⟨

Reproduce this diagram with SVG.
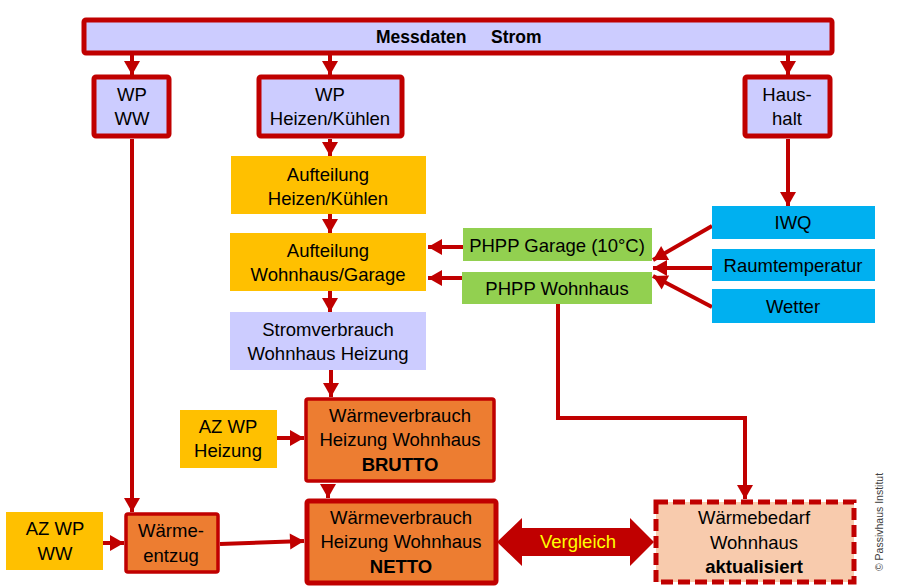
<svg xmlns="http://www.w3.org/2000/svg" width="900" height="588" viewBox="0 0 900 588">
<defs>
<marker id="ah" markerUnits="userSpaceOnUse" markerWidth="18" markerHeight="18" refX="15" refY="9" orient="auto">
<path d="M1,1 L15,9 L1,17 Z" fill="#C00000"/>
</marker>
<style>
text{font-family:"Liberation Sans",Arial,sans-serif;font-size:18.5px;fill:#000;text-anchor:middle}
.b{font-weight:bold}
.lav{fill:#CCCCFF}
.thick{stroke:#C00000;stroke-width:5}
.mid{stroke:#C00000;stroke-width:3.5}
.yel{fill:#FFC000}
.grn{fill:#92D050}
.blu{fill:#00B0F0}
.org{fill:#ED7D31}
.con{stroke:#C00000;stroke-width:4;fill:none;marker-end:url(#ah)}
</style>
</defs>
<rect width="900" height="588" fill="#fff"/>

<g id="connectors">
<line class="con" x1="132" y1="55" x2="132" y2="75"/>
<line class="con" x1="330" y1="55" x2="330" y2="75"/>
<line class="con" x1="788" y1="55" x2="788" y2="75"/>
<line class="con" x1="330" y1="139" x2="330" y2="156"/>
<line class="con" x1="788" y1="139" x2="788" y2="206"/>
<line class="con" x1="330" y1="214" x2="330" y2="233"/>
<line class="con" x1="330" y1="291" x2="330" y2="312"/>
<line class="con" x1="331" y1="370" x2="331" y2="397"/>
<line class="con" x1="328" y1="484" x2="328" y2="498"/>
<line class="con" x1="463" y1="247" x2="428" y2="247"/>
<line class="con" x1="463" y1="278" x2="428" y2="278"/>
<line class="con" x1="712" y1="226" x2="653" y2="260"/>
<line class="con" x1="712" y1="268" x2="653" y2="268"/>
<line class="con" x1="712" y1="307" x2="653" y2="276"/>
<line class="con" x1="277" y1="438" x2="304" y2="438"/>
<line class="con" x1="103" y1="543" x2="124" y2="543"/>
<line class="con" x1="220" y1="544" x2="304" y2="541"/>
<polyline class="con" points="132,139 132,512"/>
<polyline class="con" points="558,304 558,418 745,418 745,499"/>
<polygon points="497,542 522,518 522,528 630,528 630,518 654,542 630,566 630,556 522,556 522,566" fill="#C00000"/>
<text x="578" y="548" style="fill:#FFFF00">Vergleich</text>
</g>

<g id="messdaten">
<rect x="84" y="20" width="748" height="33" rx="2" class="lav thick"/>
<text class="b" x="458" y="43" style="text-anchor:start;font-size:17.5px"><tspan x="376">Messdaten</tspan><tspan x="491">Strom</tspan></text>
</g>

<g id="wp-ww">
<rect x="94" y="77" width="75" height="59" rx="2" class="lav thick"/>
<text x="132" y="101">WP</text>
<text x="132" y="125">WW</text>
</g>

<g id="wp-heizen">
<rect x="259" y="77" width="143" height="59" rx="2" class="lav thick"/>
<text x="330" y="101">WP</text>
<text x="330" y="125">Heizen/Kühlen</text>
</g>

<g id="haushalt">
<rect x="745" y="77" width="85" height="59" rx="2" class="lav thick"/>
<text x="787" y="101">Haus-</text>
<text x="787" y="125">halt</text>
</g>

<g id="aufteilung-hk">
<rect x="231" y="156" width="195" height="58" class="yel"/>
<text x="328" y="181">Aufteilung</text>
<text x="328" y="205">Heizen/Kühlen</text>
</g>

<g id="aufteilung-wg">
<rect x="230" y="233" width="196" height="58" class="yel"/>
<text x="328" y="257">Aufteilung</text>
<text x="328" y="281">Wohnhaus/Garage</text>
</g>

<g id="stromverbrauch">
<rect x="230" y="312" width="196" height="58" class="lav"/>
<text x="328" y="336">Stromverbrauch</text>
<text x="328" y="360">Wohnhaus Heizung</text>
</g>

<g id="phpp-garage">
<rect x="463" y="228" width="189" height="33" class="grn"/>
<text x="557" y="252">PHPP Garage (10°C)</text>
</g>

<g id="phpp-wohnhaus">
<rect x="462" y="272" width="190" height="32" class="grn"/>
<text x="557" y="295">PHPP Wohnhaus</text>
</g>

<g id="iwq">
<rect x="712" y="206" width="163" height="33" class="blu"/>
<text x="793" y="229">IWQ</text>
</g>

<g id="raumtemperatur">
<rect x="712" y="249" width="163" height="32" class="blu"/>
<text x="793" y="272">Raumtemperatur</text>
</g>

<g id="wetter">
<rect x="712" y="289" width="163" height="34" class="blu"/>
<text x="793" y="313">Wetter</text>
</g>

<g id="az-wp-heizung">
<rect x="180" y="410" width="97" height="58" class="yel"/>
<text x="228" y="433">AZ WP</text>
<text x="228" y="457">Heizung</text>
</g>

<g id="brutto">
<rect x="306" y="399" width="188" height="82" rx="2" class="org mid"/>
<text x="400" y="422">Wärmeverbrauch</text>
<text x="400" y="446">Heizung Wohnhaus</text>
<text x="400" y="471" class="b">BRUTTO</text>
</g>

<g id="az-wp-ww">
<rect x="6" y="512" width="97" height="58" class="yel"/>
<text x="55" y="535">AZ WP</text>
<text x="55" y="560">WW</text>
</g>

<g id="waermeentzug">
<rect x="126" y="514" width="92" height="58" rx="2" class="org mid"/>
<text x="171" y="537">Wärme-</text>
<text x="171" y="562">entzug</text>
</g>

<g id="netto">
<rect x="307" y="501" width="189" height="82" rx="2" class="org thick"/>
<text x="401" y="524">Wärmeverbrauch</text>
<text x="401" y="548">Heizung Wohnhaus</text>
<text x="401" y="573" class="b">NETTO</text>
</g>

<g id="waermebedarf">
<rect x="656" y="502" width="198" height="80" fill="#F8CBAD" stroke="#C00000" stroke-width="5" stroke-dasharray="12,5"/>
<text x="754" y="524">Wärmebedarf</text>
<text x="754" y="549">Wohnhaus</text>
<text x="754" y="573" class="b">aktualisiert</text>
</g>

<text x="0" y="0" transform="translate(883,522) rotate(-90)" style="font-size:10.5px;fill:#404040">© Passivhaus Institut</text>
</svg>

⟩

**Instructions for the task**
Copy the listing in full and without alteration, omitting every picture.

**Completed task**
Reproduce this diagram with SVG.
<svg xmlns="http://www.w3.org/2000/svg" width="900" height="588" viewBox="0 0 900 588">
<defs>
<marker id="ah" markerUnits="userSpaceOnUse" markerWidth="18" markerHeight="18" refX="15" refY="9" orient="auto">
<path d="M1,1 L15,9 L1,17 Z" fill="#C00000"/>
</marker>
<style>
text{font-family:"Liberation Sans",Arial,sans-serif;font-size:18.5px;fill:#000;text-anchor:middle}
.b{font-weight:bold}
.lav{fill:#CCCCFF}
.thick{stroke:#C00000;stroke-width:5}
.mid{stroke:#C00000;stroke-width:3.5}
.yel{fill:#FFC000}
.grn{fill:#92D050}
.blu{fill:#00B0F0}
.org{fill:#ED7D31}
.con{stroke:#C00000;stroke-width:4;fill:none;marker-end:url(#ah)}
</style>
</defs>
<rect width="900" height="588" fill="#fff"/>

<g id="connectors">
<line class="con" x1="132" y1="55" x2="132" y2="75"/>
<line class="con" x1="330" y1="55" x2="330" y2="75"/>
<line class="con" x1="788" y1="55" x2="788" y2="75"/>
<line class="con" x1="330" y1="139" x2="330" y2="156"/>
<line class="con" x1="788" y1="139" x2="788" y2="206"/>
<line class="con" x1="330" y1="214" x2="330" y2="233"/>
<line class="con" x1="330" y1="291" x2="330" y2="312"/>
<line class="con" x1="331" y1="370" x2="331" y2="397"/>
<line class="con" x1="328" y1="484" x2="328" y2="498"/>
<line class="con" x1="463" y1="247" x2="428" y2="247"/>
<line class="con" x1="463" y1="278" x2="428" y2="278"/>
<line class="con" x1="712" y1="226" x2="653" y2="260"/>
<line class="con" x1="712" y1="268" x2="653" y2="268"/>
<line class="con" x1="712" y1="307" x2="653" y2="276"/>
<line class="con" x1="277" y1="438" x2="304" y2="438"/>
<line class="con" x1="103" y1="543" x2="124" y2="543"/>
<line class="con" x1="220" y1="544" x2="304" y2="541"/>
<polyline class="con" points="132,139 132,512"/>
<polyline class="con" points="558,304 558,418 745,418 745,499"/>
<polygon points="497,542 522,518 522,528 630,528 630,518 654,542 630,566 630,556 522,556 522,566" fill="#C00000"/>
<text x="578" y="548" style="fill:#FFFF00">Vergleich</text>
</g>

<g id="messdaten">
<rect x="84" y="20" width="748" height="33" rx="2" class="lav thick"/>
<text class="b" x="458" y="43" style="text-anchor:start;font-size:17.5px"><tspan x="376">Messdaten</tspan><tspan x="491">Strom</tspan></text>
</g>

<g id="wp-ww">
<rect x="94" y="77" width="75" height="59" rx="2" class="lav thick"/>
<text x="132" y="101">WP</text>
<text x="132" y="125">WW</text>
</g>

<g id="wp-heizen">
<rect x="259" y="77" width="143" height="59" rx="2" class="lav thick"/>
<text x="330" y="101">WP</text>
<text x="330" y="125">Heizen/Kühlen</text>
</g>

<g id="haushalt">
<rect x="745" y="77" width="85" height="59" rx="2" class="lav thick"/>
<text x="787" y="101">Haus-</text>
<text x="787" y="125">halt</text>
</g>

<g id="aufteilung-hk">
<rect x="231" y="156" width="195" height="58" class="yel"/>
<text x="328" y="181">Aufteilung</text>
<text x="328" y="205">Heizen/Kühlen</text>
</g>

<g id="aufteilung-wg">
<rect x="230" y="233" width="196" height="58" class="yel"/>
<text x="328" y="257">Aufteilung</text>
<text x="328" y="281">Wohnhaus/Garage</text>
</g>

<g id="stromverbrauch">
<rect x="230" y="312" width="196" height="58" class="lav"/>
<text x="328" y="336">Stromverbrauch</text>
<text x="328" y="360">Wohnhaus Heizung</text>
</g>

<g id="phpp-garage">
<rect x="463" y="228" width="189" height="33" class="grn"/>
<text x="557" y="252">PHPP Garage (10°C)</text>
</g>

<g id="phpp-wohnhaus">
<rect x="462" y="272" width="190" height="32" class="grn"/>
<text x="557" y="295">PHPP Wohnhaus</text>
</g>

<g id="iwq">
<rect x="712" y="206" width="163" height="33" class="blu"/>
<text x="793" y="229">IWQ</text>
</g>

<g id="raumtemperatur">
<rect x="712" y="249" width="163" height="32" class="blu"/>
<text x="793" y="272">Raumtemperatur</text>
</g>

<g id="wetter">
<rect x="712" y="289" width="163" height="34" class="blu"/>
<text x="793" y="313">Wetter</text>
</g>

<g id="az-wp-heizung">
<rect x="180" y="410" width="97" height="58" class="yel"/>
<text x="228" y="433">AZ WP</text>
<text x="228" y="457">Heizung</text>
</g>

<g id="brutto">
<rect x="306" y="399" width="188" height="82" rx="2" class="org mid"/>
<text x="400" y="422">Wärmeverbrauch</text>
<text x="400" y="446">Heizung Wohnhaus</text>
<text x="400" y="471" class="b">BRUTTO</text>
</g>

<g id="az-wp-ww">
<rect x="6" y="512" width="97" height="58" class="yel"/>
<text x="55" y="535">AZ WP</text>
<text x="55" y="560">WW</text>
</g>

<g id="waermeentzug">
<rect x="126" y="514" width="92" height="58" rx="2" class="org mid"/>
<text x="171" y="537">Wärme-</text>
<text x="171" y="562">entzug</text>
</g>

<g id="netto">
<rect x="307" y="501" width="189" height="82" rx="2" class="org thick"/>
<text x="401" y="524">Wärmeverbrauch</text>
<text x="401" y="548">Heizung Wohnhaus</text>
<text x="401" y="573" class="b">NETTO</text>
</g>

<g id="waermebedarf">
<rect x="656" y="502" width="198" height="80" fill="#F8CBAD" stroke="#C00000" stroke-width="5" stroke-dasharray="12,5"/>
<text x="754" y="524">Wärmebedarf</text>
<text x="754" y="549">Wohnhaus</text>
<text x="754" y="573" class="b">aktualisiert</text>
</g>

<text x="0" y="0" transform="translate(883,522) rotate(-90)" style="font-size:10.5px;fill:#404040">© Passivhaus Institut</text>
</svg>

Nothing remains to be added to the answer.